Maxime Giroux, qui avait déclaré vouloir avec le cinéma « témoigner à sa façon de son époque, de sa société » afin de faire de ses films des archives sur le monde qui l’entoure (Voir, 17 mars 2011), décide de révéler l’histoire d’amour entre une juive hassidique et un Québécois athée dans un quartier où les deux communautés vivent côte à côte sans se côtoyer ni se connaitre. Parfois sujet de quelques documentaires (par exemple, Shekinah de Julie Caron, 2013), plus rarement sujet de films de fiction, cette branche du judaïsme est souvent mal connue. Pour tous ceux moins familiers avec les us et coutumes des juifs hassidiques, ce film est l’occasion de découvrir quelques aspects de cette communauté fermée dans laquelle le réalisateur a réussi à pénétrer. On y apprend l’existence de règles extrêmement strictes qui interdisent par exemple aux femmes de regarder les hommes dans les yeux, de porter des jeans ou de montrer leurs cheveux. 

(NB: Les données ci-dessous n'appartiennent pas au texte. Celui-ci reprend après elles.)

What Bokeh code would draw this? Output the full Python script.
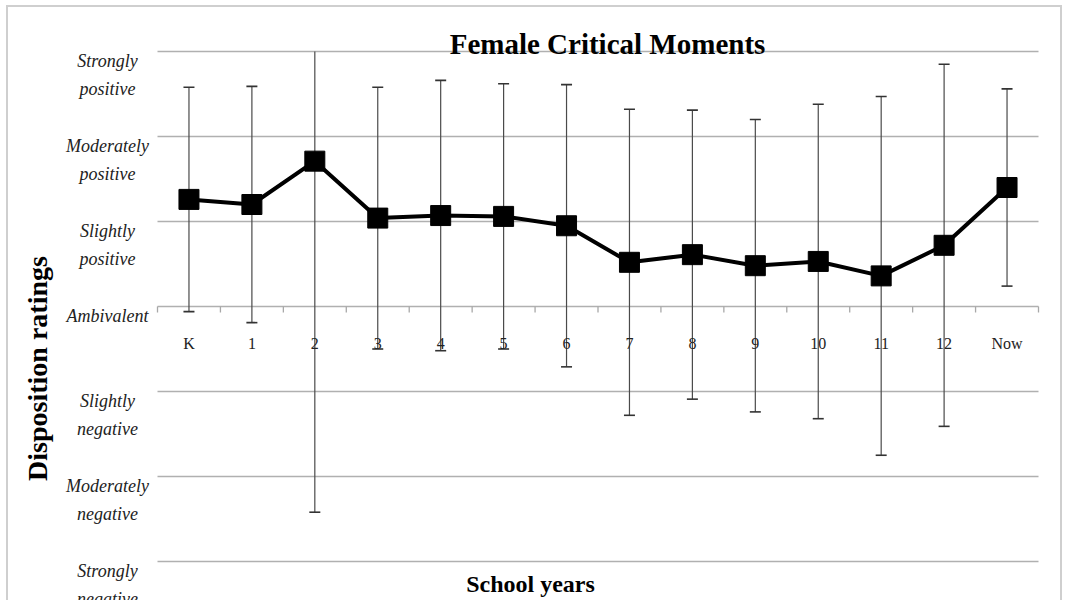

Meira (Hadas Yaron), juive hassidique mariée et mère d’une petite fille, détonne au milieu de ce mode de vie quadrillé dans lequel son mari aimerait tant la voir confinée. Celle à qui on interdit de dessiner et d’écouter de la musique se demande « comment c’est d’être comme les autres ». Félix (Martin Dubreuil), lui, est un électron libre qui rejette les responsabilités familiales et financières, sans valeurs religieuses et déboussolé par la mort de son père. Le brio de Giroux tient en ce qu’il ne tombe pas dans une logique de jugement ou de préférence d’un mode de vie par rapport à l’autre. Sa caméra, neutre, alterne entre le quotidien de l’un et de l’autre. Quand les deux personnages sont ensemble, la pudeur de la caméra perdure afin de respecter l’essence de chacun. Giroux présente simplement deux mondes différents : l’un soumis à des règles strictes, l’autre plus libre. Pourtant, à travers cette histoire d’amour, on se rend compte que chacun des personnages parvient grâce à l’autre à comprendre quelque chose d’essentiel : Félix fait enfin le deuil de son père et Meira réalise que vivre enfermée au sein de cette communauté et de ses carcans la tue à petit feu. Mais quitter son mari et être avec un autre homme signifie être bannie pour toujours de sa communauté juive. Ballotée entre ses désirs et ses peurs, Meira doit faire un choix. Le jeu entre ombre et lumière parcourt le film, symbole de l’opposition entre ces deux mondes mais aussi des combats intérieurs des personnages.

Giroux sait arrêter le temps avec quelques longues séquences, des temps-morts qui fascinent. Habité par les silences, le film ne commence ni ne finit jamais vraiment. Malgré la frustration de ne pas avoir de conclusion euphorique, il y a là une force de la part du réalisateur, celle de préférer aux fins heureuses les complexités et les doutes qui parcourent réellement toutes les relations amoureuses en dehors des écrans. Au fil de ce film, ce sont deux quotidiens qui se rencontrent, et seulement ça. Sans a priori, avec beaucoup de pudeur et d’esthétisme. Aérien, intense et beau, sublimé par la chanson de Wendy Rene After Laughter Comes Tears, Félix et Meira vous cloue à votre siège jusqu’à la toute fin du générique.